◆ **CHALLENGE**:
Identify the lines that contain the string "this" and copy all of them.

◆ **DATA RECORDS**:
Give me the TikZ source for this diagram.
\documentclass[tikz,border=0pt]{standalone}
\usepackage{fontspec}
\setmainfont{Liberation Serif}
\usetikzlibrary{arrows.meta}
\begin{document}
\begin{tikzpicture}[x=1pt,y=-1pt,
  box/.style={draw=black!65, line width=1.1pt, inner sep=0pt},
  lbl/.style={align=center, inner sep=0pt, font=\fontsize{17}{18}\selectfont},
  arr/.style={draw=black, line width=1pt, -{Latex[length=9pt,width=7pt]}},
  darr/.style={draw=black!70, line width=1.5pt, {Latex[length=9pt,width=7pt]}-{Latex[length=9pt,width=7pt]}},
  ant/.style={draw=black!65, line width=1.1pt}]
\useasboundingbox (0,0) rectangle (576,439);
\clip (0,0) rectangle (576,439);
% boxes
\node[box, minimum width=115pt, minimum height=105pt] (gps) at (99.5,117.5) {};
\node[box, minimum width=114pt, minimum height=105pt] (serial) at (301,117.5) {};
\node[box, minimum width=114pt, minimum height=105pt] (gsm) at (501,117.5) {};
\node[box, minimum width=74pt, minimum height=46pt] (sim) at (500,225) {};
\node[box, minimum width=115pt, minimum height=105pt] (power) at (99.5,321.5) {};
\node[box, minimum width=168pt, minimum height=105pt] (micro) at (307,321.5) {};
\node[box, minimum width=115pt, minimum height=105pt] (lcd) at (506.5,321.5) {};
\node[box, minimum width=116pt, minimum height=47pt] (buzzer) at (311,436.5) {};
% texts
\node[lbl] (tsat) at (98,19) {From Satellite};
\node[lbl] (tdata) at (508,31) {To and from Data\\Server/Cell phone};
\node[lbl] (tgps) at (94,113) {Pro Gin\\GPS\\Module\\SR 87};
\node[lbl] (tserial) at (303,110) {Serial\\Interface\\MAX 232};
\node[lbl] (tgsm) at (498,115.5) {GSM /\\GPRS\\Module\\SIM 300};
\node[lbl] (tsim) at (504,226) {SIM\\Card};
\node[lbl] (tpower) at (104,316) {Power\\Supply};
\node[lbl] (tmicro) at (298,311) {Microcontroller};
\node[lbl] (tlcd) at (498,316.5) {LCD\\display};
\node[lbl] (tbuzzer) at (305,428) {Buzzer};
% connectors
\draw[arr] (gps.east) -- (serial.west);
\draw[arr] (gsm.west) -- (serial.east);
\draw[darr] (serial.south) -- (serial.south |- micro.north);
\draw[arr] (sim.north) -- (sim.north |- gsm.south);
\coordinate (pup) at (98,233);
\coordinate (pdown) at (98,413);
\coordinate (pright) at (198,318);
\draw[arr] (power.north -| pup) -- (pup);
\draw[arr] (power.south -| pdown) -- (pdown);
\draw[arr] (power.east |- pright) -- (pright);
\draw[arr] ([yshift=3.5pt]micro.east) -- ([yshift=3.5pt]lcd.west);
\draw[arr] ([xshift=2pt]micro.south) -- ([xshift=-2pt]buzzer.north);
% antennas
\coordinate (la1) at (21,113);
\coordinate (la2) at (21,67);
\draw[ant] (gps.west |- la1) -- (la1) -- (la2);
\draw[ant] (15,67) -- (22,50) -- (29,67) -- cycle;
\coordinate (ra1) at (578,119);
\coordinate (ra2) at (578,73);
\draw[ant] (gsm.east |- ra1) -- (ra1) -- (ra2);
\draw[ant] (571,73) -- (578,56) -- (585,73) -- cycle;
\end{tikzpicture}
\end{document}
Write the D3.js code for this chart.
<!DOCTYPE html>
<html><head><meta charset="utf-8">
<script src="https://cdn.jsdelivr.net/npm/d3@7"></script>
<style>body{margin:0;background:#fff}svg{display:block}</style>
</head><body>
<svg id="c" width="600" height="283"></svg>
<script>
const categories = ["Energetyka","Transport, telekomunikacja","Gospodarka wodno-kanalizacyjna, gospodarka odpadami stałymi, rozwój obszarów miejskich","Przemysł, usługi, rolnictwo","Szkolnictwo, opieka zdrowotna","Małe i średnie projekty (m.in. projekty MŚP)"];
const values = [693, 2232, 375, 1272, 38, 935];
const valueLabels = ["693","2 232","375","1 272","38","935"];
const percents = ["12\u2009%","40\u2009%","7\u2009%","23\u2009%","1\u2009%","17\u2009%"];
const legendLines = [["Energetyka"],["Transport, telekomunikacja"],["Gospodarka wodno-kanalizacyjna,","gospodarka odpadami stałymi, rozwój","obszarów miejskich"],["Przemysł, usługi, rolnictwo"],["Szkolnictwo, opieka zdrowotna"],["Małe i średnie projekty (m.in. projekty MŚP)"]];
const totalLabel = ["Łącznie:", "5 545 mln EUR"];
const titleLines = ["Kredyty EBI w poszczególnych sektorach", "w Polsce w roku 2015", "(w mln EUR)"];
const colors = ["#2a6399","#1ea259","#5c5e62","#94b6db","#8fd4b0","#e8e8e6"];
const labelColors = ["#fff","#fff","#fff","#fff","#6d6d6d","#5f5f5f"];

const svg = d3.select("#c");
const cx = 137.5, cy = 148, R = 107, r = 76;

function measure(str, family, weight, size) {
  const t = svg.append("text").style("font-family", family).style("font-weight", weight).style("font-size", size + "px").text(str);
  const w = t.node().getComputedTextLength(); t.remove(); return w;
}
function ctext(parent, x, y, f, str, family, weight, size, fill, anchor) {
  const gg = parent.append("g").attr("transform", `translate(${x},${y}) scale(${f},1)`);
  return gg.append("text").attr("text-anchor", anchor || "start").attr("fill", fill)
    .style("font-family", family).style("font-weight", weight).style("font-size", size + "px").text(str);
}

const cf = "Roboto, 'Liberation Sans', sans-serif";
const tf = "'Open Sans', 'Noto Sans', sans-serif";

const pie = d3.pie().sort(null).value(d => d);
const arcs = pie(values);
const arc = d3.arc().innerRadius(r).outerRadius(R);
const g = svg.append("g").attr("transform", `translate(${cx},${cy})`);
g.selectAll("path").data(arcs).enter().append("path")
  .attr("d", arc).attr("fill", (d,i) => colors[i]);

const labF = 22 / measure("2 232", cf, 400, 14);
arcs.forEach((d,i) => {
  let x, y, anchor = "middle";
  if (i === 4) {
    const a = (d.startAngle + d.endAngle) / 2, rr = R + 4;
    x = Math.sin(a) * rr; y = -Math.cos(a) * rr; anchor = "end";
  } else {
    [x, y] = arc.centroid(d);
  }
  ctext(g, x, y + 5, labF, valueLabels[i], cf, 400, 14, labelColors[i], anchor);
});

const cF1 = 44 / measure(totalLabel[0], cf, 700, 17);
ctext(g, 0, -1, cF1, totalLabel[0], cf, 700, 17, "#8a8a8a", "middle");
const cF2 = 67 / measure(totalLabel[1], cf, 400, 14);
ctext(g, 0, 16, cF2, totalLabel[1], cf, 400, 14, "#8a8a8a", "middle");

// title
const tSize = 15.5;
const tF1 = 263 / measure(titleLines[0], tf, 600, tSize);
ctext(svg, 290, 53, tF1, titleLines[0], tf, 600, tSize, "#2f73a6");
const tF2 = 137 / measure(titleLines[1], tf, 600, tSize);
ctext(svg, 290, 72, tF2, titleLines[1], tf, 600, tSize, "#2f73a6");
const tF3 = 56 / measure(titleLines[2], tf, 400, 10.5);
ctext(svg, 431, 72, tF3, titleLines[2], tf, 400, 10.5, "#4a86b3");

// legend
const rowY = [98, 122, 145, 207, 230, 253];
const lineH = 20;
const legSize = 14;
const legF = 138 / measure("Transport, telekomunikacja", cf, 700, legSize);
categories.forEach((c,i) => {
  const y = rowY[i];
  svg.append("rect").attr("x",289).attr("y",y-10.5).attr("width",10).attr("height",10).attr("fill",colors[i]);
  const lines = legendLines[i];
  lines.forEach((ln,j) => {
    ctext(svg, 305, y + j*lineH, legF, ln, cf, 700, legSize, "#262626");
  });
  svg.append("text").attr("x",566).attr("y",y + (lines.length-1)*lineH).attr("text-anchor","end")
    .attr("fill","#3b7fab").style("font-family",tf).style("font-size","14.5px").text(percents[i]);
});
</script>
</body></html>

◆ **THE COMPLETED TASK**:
Give me the TikZ source for this diagram.
Write the D3.js code for this chart.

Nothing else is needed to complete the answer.